Pedro notó lo observador que era el doctor. Los estaba juzgando. Al ver que el médico se fijaba en sus manos, ténsaselas relajó sobre el regazo con un gesto poco convincente y esperó ansioso a que Paula contestara. No conseguiría engañar al médico, comprendió Pedro. Se había dado cuenta de lo nerviosos que estaban los dos.


—Ha sido una sorpresa, no habíamos planeado... pero... me sentiría terriblemente desilusionada si no lo estuviera —contestó por fin ella, soltándole la mano.


El médico se la llevó hacia un rincón de la consulta, donde había una pantalla, charlando con amabilidad. Incapaz de permanecer quieto, Pedro trató de prepararse para la desilusión. Si se habían equivocado, y Paula no estaba embarazada, se marcharía lejos: a Canadá, a Estados Unidos, a Australia... a cualquier parte, con tal de estar lejos de ella.








EL ENGAÑO: CAPITULO 7




Una sencilla afirmación, fría, carente de toda emoción. Paula quedó petrificada al oírla, incapaz de pronunciar palabra.


—¡Me repugnas! —gritó ella, histérica, preguntándose si su estado de humor era el producto caprichoso de sus hormonas y tratando de controlarse—. Quiero que salgas de mi vida. Ahora mismo.


—Pues lo siento, pero pienso ir contigo a la consulta del médico. Quiero oír lo que tenga que decir. Si estás embarazada, tengo derecho a saberlo. Después saldré de tu vida. Y no apareceré más que para ver a mi hijo.

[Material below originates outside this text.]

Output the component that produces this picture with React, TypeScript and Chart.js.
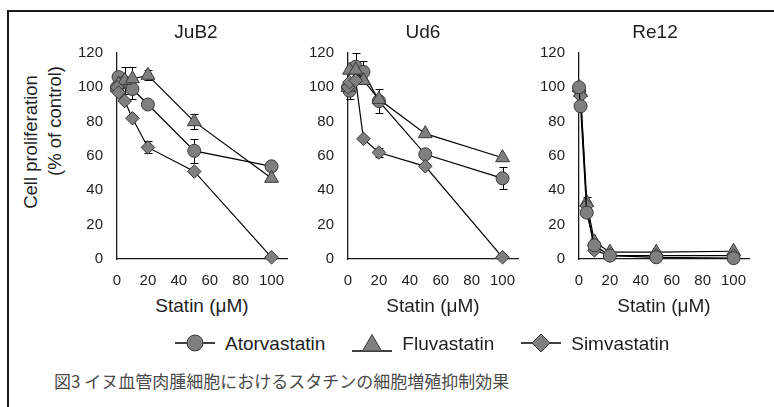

—Entonces, por el bien de los dos, espero tener un virus. ¡Porque lo último que deseo en esta vida es tener que verte con regularidad!


—El sentimiento es mutuo —respondió Pedro dándose media vuelta—. Concertaré esa cita —añadió por encima del hombro, en dirección a la puerta—. Ya recogeré mis cosas más tarde, cuando no estés en casa. Te llamaré por teléfono para decirte a qué hora es la cita. Nos encontraremos allí —añadió él marchándose con precipitación. Paula temblaba de rabia, a duras penas contenía la ira—. Y más vale que vayas porque, si no, vendré a buscarte y te llevaré a rastras. Y no se te ocurra desaparecer de la faz de la Tierra, porque te encontraré. ¡No lo dudes!


Ella escuchó el sonido de sus pisadas, bajando de tres en tres las escaleras. Se quedó inmóvil. Luego, sobrecogida, corrió a la ventana. Las luces exteriores se encendieron, transformando las gotas de lluvia en hilos de plata. De pronto, vio un paraguas. Solo podía ver las botas de Pedro en dirección al coche. Trató de recordar su imagen, cada uno de sus rasgos, su forma de sonreír, el gesto imperceptible de sus cejas...


—¡Te quiero, Pedro! —respiró horrorizada ante sus sentimientos. Lo odiaba, lo amaba. Traicionada o no, su corazón permanecía de forma inextricable unido al de Pedro


Se había entregado a él hacía demasiado tiempo. Tanto, que su corazón era incapaz de arrancárselo—. ¿Por qué me has hecho esto? Te necesito tanto...


Paula abrió la ventana para llamarlo, pero el viento se llevó sus gritos y lamentos. Él estaba demasiado ocupado con Celina y su seductora ropa interior como para molestarse en mirar para arriba, hacia la aburrida esposa a la que había engañado. Era inútil. Cerró la ventana y observó a su marido desaparecer, torturándose. Las luces del BMW iluminaron el jardín y se desvanecieron. Todo había terminado. No le quedaba nada. Excepto, quizá, un hijo.


—¿Estás ahí, hijo? —preguntó pasándose las manos por el abdomen, sintiendo renacer en ella la vida—. Yo te cuidaré. Seré fuerte, no me echaré atrás. Si estás ahí, te prometo que seré una madre modelo para ti. Pero no me vestiré de rosa —añadió sonriendo a medias—. ¿Te parece bien?


Ansiosa, Paula corrió al espejo, se levantó la camisa y contempló su propio cuerpo. ¿Era ese el aspecto de las mujeres embarazadas? Tenía la piel brillante, pero podía deberse a la intensidad del orgasmo. Juzgó su aspecto. Sus cabellos, morenos y secos, caían por los hombros con innegable sensualidad. Sus labios parecían hinchados, voluptuosos, llenos. No era de extrañar que Pedro hubiera querido besarlos.


Pero, ¿estaba embarazada? Paula suspiró impaciente. No tardaría en saberlo. De pronto, sintió un hambre voraz y corrió a la cocina. Y mientras comía, pensó que sería incapaz de soportar el embarazo sin el apoyo de Pedro. Él jamás le había fallado, y ella siempre había dado por supuesto ese apoyo. Su vida se había desbaratado.